Un jazz hybride et enjoué qui fricote avec la tradition et lui fait respirer l’air d’aujourd’hui.
Mercredi 19 février
Presqu’un an jour pour jour après le début du hirak, la révolution pacifique algérienne, le quintet Bahdja célèbre la sortie de son CD au Pan Piper : Kheireddine Mkachiche (Algérie) violon alto, Manuel Hermia (Belgique) sax soprano, bansuri, clarinette, Zinou Kendour (Algérie) clavier Korg, François Garny (Belgique) basse électrique et Franck Vaillant (France) à la batterie. Ils nous offrent l’image réjouissante d’un groupe qui allie musique traditionnelle populaire et jazz d’aujourd’hui, le duo alto-bansuri s’occupant de l’héritage, le claviériste fort des codes des deux cultures faisant office de go-between et les deux jazzeux.

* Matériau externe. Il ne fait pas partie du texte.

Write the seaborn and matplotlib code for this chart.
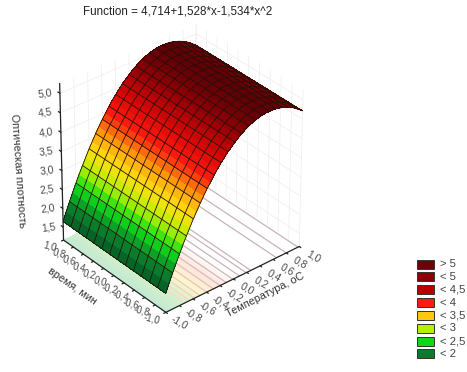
import numpy as np
import seaborn as sns
import matplotlib.pyplot as plt
from matplotlib.patches import Rectangle
from mpl_toolkits.mplot3d import proj3d

sns.set_style("white")
plt.rcParams['font.family'] = ['Liberation Sans', 'DejaVu Sans']

## values
temperature = [-1.0, -0.95, -0.9, -0.85, -0.8, -0.75, -0.7, -0.65, -0.6, -0.55, -0.5,
               -0.45, -0.4, -0.35, -0.3, -0.25, -0.2, -0.15, -0.1, -0.05, 0.0,
               0.05, 0.1, 0.15, 0.2, 0.25, 0.3, 0.35, 0.4, 0.45, 0.5,
               0.55, 0.6, 0.65, 0.7, 0.75, 0.8, 0.85, 0.9, 0.95, 1.0]
density = [1.65, 1.88, 2.10, 2.31, 2.51, 2.71, 2.89, 3.07, 3.25, 3.41, 3.57,
           3.72, 3.86, 3.99, 4.12, 4.24, 4.35, 4.45, 4.55, 4.63, 4.71,
           4.79, 4.85, 4.91, 4.96, 5.00, 5.03, 5.06, 5.08, 5.09, 5.09,
           5.09, 5.08, 5.06, 5.03, 5.00, 4.95, 4.91, 4.85, 4.78, 4.71]
time_min = [-1.0, -0.846, -0.692, -0.538, -0.385, -0.231, -0.077, 0.077,
            0.231, 0.385, 0.538, 0.692, 0.846, 1.0]

xy_ticks = [-1.0, -0.8, -0.6, -0.4, -0.2, 0.0, 0.2, 0.4, 0.6, 0.8, 1.0]
z_ticks = [1.5, 2.0, 2.5, 3.0, 3.5, 4.0, 4.5, 5.0]
floor_lines = [-0.72, -0.65, -0.58, -0.5, -0.4, -0.3, -0.2, -0.11, -0.01, 0.09, 0.19, 0.26, 0.65, 0.8, 0.98]

legend_labels = ['> 5', '< 5', '< 4,5', '< 4', '< 3,5', '< 3', '< 2,5', '< 2']
legend_colors = ['#6e0008', '#8c0008', '#b80000', '#ff1a10', '#ffc810', '#b4f000', '#10d818', '#0a7a2c']

title = 'Function = 4,714+1,528*x-1,534*x^2'
xlabel = 'Температура, оС'
ylabel = 'время, мин'
zlabel = 'Оптическая плотность'

z_min = 1.15
z_max = 5.25

cmap = sns.blend_palette(['#075f28', '#0a8a2c', '#10e018', '#b4f000', '#ffe010', '#ff9a08',
                          '#ff1a10', '#d80808', '#980008', '#560006'], as_cmap=True)
norm = plt.Normalize(1.6, 5.15)
floor_cmap = sns.blend_palette(['#c4ead2', '#d6f0c8', '#fdf6c8', '#fde6dc', '#ffffff'], as_cmap=True)
floor_norm = plt.Normalize(-1, 0.0)
line_cmap = sns.blend_palette(['#f8d8d8', '#e8c0c4', '#d0b8bc', '#c8b4b8'], as_cmap=True)
line_norm = plt.Normalize(-0.7, 0.2)

T, Y = np.meshgrid(temperature, time_min)
Z = np.tile(density, (len(time_min), 1))

fig = plt.figure(figsize=(4.67, 3.72), dpi=100)
ax = fig.add_axes([0.062, 0.145, 0.635, 0.795], projection='3d', computed_zorder=False)
ax.view_init(elev=33.5, azim=-130)
ax.set_proj_type('persp', focal_length=2)
ax.set_box_aspect((1.05, 0.97, 1.12))
ax.set_axis_off()
ax.set_xlim(-1, 1)
ax.set_ylim(-1, 1)
ax.set_zlim(z_min, z_max)

## faint walls
wall = '#f0f0f0'
for t in xy_ticks:
    ax.plot([t, t], [1, 1], [z_min, z_max], color=wall, lw=0.6, zorder=1)
    ax.plot([1, 1], [t, t], [z_min, z_max], color=wall, lw=0.6, zorder=1)
for z in z_ticks:
    ax.plot([-1, 1], [1, 1], [z, z], color=wall, lw=0.6, zorder=1)
    ax.plot([1, 1], [-1, 1], [z, z], color=wall, lw=0.6, zorder=1)

## floor projection
ax.plot_surface(T, Y, np.full_like(Z, z_min), facecolors=floor_cmap(floor_norm(T)), shade=False,
                linewidth=0, antialiased=False, zorder=2)
for t in floor_lines:
    ax.plot([t, t], [-1, 1], [z_min, z_min], color=line_cmap(line_norm(t)), lw=0.9, zorder=3)

## surface, colour on the fine rows and the wire on every second one
ax.plot_surface(T, Y, Z, facecolors=cmap(norm(Z)), shade=False, linewidth=0,
                antialiased=False, rstride=1, cstride=1, zorder=5)
ax.plot_wireframe(T, Y, Z, rstride=1, cstride=2, color='#241006', linewidth=0.6, zorder=6)

## axes lines and tick labels
axis_kw = dict(color='#222222', lw=0.9, zorder=7)
ax.plot([-1, -1], [-1, 1], [z_min, z_min], **axis_kw)
ax.plot([-1, 1], [-1, -1], [z_min, z_min], **axis_kw)
ax.plot([-1, -1], [1, 1], [z_min, z_max], **axis_kw)


## Text3D ignores rotation, so project the anchor and offset it in pixels
def tick_label(x, y, z, s, dx, dy, rot, size=7.4):
    px, py, _ = proj3d.proj_transform(x, y, z, ax.get_proj())
    ax.annotate(s, xy=(px, py), xycoords='data', xytext=(dx * 0.72, -dy * 0.72), textcoords='offset points',
                fontsize=size, color='#4a4a4a', ha='center', va='center', rotation=rot,
                rotation_mode='anchor', annotation_clip=False)


for t in xy_ticks:
    lab = f'{t:.1f}'.replace('.', ',')
    ax.plot([t, t], [-1, -1.03], [z_min, z_min], **axis_kw)
    ax.plot([-1, -1.03], [t, t], [z_min, z_min], **axis_kw)
    tick_label(t, -1, z_min, lab, 14, 10, -30)
    tick_label(-1, t, z_min, lab, -14, 6, -15, size=7)
for z in z_ticks:
    ax.plot([-1, -1], [1, 1.04], [z, z], **axis_kw)
    tick_label(-1, 1, z, f'{z:.1f}'.replace('.', ','), -15, 0, 8)

label_kw = dict(fontsize=7.8, color='#333333', ha='center', va='center')
fig.text(265 / 467, 1 - 295 / 372, xlabel, rotation=27, **label_kw)
fig.text(72 / 467, 1 - 286 / 372, ylabel, rotation=-35, **label_kw)
fig.text(18 / 467, 1 - 171 / 372, zlabel, rotation=-86, **label_kw)

fig.text(178 / 467, 1 - 12 / 372, title, fontsize=8.4, color='#222222', ha='center', va='center')

## legend
for i, (lab, col) in enumerate(zip(legend_labels, legend_colors)):
    y = 1 - (264 + i * 12.85) / 372
    fig.add_artist(Rectangle((417 / 467, y - 4.5 / 372), 17 / 467, 9 / 372, transform=fig.transFigure,
                             facecolor=col, edgecolor='#333333', lw=0.7))
    fig.text(440 / 467, y, lab, fontsize=8.2, color='#444444', ha='left', va='center')

fig.savefig('out.png', dpi=100)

Ils débutent avec Rencontre qui illustre le propos rassembleur : une fête de quartier ? Un pur moment de zone d’autonomie temporaire ? le 52è vendredi du hirak ? Le flûtiste et le violoniste rivalisent à qui mieux mieux pour alerter les passants : c’est ici, arrêtez-vous un instant, kipecoule et Kenza qui enchaîne pose le décor d’un moment paisible où les gens restent groupir. Le bansuri tient du ney ou du shakuhachi avec sa voix nasillarde qui ouvre des espaces de rêverie. Un groove sinueux escalade les colonnes vertébrales et invite à se bouger-mais qu’est-ce qu’on fait assis au fond de notre chaise ?-. Il flotte des réminiscences de festnoz dans cette musique d’assemblée intergénérationnelle soudée au coude à coude et avançant à pas menus, dans un faux air de sur-place. Les attaques du violon, son phrasé, les ornements qu’il pratique, instillent une grande familiarité auditive pleine d’escarbilles.
Avec Bahdja, c’est la clarinette en métal qui invite au voyage intérieur, invitation prolongée par le solo du violoniste. Une structure répétitive pulse derrière leurs arabesques. On n’entendra pas les youyous, mais le batteur si : dans un solo déjanté, implacable, ahurissant de maîtrise.
Ensuite ensuite, c’est juste la fête qui bat son plein : la température augmente, on entend des modes étranges ( pentatoniques ? dodécatoniques ? ), on se dandine sur des rythmes étranges, il y aura un temps pour le silence habité du désert (l’odeur du désert ) et un autre pour le silence émotionné et recueilli ( Nadrat Mahfoud). On imagine tout à fait cette musique hybride sonner et résonner les prochains vendredis de la seconde année du hirak avec des paroles cousines de notre « on est là ». Haut les coeurs !!